Which goes something like this: IT is all too often hampered by being tied down to the physical characteristics of the target device, hence the original move to thin-client in the mid 1990s. But that was basically a sort of attenuated client-server, as there was still a hard coupling with the back end server, even though most of the functionality was delivered by the wire, not sitting on the PC/PDA.

But with virtualisation, that link is dissolved, allowing the applications and services to live in one more logically-bounded place, this time not even tied to a specific hardware locus. So, according to Centralis’ MD Ewen Anderson, we end up with what all us programmers always wanted, abstraction of the business logic from the implementation constraints (that and a date with Sarah Michelle Gellar/substitute babe current when you were thinking about this).

The pay-off for the internal IT leader out of virtualisation, then, could be much a range of benefits, ranging from ‘the usual’ (reduced licence fees, less server purchasing, an opportunity to clean up the IT ‘loft’) to quite cool business benefits.

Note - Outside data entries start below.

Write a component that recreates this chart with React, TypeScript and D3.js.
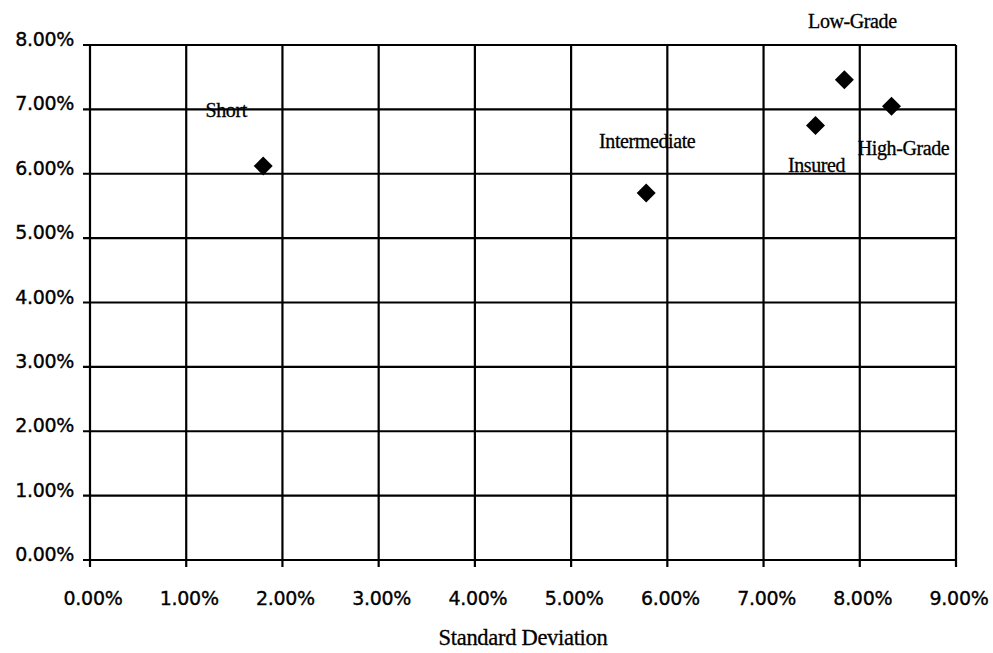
import React from "react";
import * as d3 from "d3";

const names = ["Short", "Intermediate", "Insured", "High-Grade", "Low-Grade"];
const stdDev = [1.8, 5.78, 7.54, 8.33, 7.84];
const returns = [6.12, 5.7, 6.75, 7.05, 7.46];
const xTicks = [0, 1, 2, 3, 4, 5, 6, 7, 8, 9];
const yTicks = [0, 1, 2, 3, 4, 5, 6, 7, 8];
const xTitle = "Standard Deviation";

// label placement relative to marker (px)
const labelDx = [-37, 1, 1, 12, 8];
const labelDy = [-49, -45, 47, 49, -52];

const W = 993;
const H = 653;
const L = 90, R = 956, T = 45, B = 560;

export default function App() {
  const x = d3.scaleLinear().domain([0, 9]).range([L, R]);
  const y = d3.scaleLinear().domain([0, 8]).range([B, T]);
  const fmt = (v: number) => v.toFixed(2) + "%";
  const diamond = (cx: number, cy: number) => {
    const s = 9.5;
    return `M${cx},${cy - s}L${cx + s},${cy}L${cx},${cy + s}L${cx - s},${cy}Z`;
  };
  const tickFont = {
    fontFamily: "'DejaVu Sans', sans-serif",
    fontSize: 19,
    letterSpacing: -0.3,
    stroke: "#000",
    strokeWidth: 0.35,
  } as const;
  const serif = "'Liberation Serif', 'Times New Roman', serif";

  return (
    <svg width={W} height={H} style={{ position: "absolute", left: 0, top: 0, background: "#fff" }}>
      <rect x={0} y={0} width={W} height={H} fill="#fff" />
      {xTicks.map((t) => (
        <g key={"x" + t}>
          <line x1={x(t)} x2={x(t)} y1={T} y2={B + 7} stroke="#000" strokeWidth={2.2} />
          <text x={x(t) + 3} y={605} textAnchor="middle" {...tickFont} fill="#000">
            {fmt(t)}
          </text>
        </g>
      ))}
      {yTicks.map((t) => (
        <g key={"y" + t}>
          <line x1={L - 7} x2={R} y1={y(t)} y2={y(t)} stroke="#000" strokeWidth={2.2} />
          <text x={74} y={y(t) + 1} textAnchor="end" {...tickFont} fill="#000">
            {fmt(t)}
          </text>
        </g>
      ))}
      {names.map((n, i) => (
        <path key={"m" + n} d={diamond(x(stdDev[i]), y(returns[i]))} fill="#000" />
      ))}
      {names.map((n, i) => (
        <text
          key={"l" + n}
          x={x(stdDev[i]) + labelDx[i]}
          y={y(returns[i]) + labelDy[i]}
          textAnchor="middle"
          fontFamily={serif}
          fontSize={20}
          letterSpacing={-0.4}
          fill="#000"
          stroke="#000"
          strokeWidth={0.3}
        >
          {n}
        </text>
      ))}
      <text
        x={(L + R) / 2}
        y={645}
        textAnchor="middle"
        fontFamily={serif}
        fontSize={22.5}
        letterSpacing={-0.3}
        fill="#000"
        stroke="#000"
        strokeWidth={0.3}
      >
        {xTitle}
      </text>
    </svg>
  );
}
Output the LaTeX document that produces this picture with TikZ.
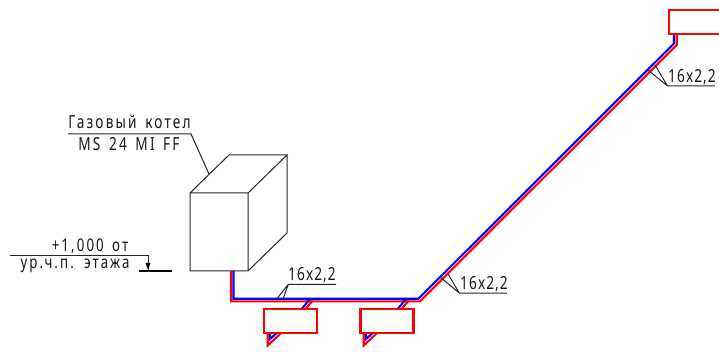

As in? Like much slicker M&A, for a start. The firm has worked with clients like Speedy Hire, the UK’s largest tool and equipment hire company, which tends to grow through acquisition of smaller competitors which it re-brands. Anderson’s company has in co-operation with the firm built a centralised IT package for its all its outlets, based on standard hardware and applications and a Citrix backbone at every depot across the UK, which means when it buys (or opens) a new site it’s that much quicker to rollout.

Seems trivial, but some of us know that a key challenge for all organisations is printing, so standardisation on just two printer models across all depots is mandated, at a stroke reducing IT support and management overheads and minimising the costs of consumables. Its employees can work from any location without having to familiarise themselves with new desktops, services or systems, the centralised solution can be managed remotely and overall the customer has a core shared central service model, with all those nice simplification, standardisation and centralisation benefits such a thing brings.

An interesting side-effect of this argument – that virtualisation is also a way to free up your IT as much as save money running it – is that you as the CIO would be forced to really pare down your IT farm to what the business really needs. "It’s a bit like a business continuity exercise," Anderson told CBR. "Instead of asking which applications you really need to get back up after a disaster, ask which applications all offices really absolutely have. That may be 20 or even 10% of what you currently run."

I think there’s benefit in this way of thinking. Like they say in the Dr Pepper ads, what’s the worst that could happen if you were to conduct a thought-experiment along the lines Anderson suggests? You may end up with the kernel of a new way of working with apps that could be the best response to your current challenges. Good luck!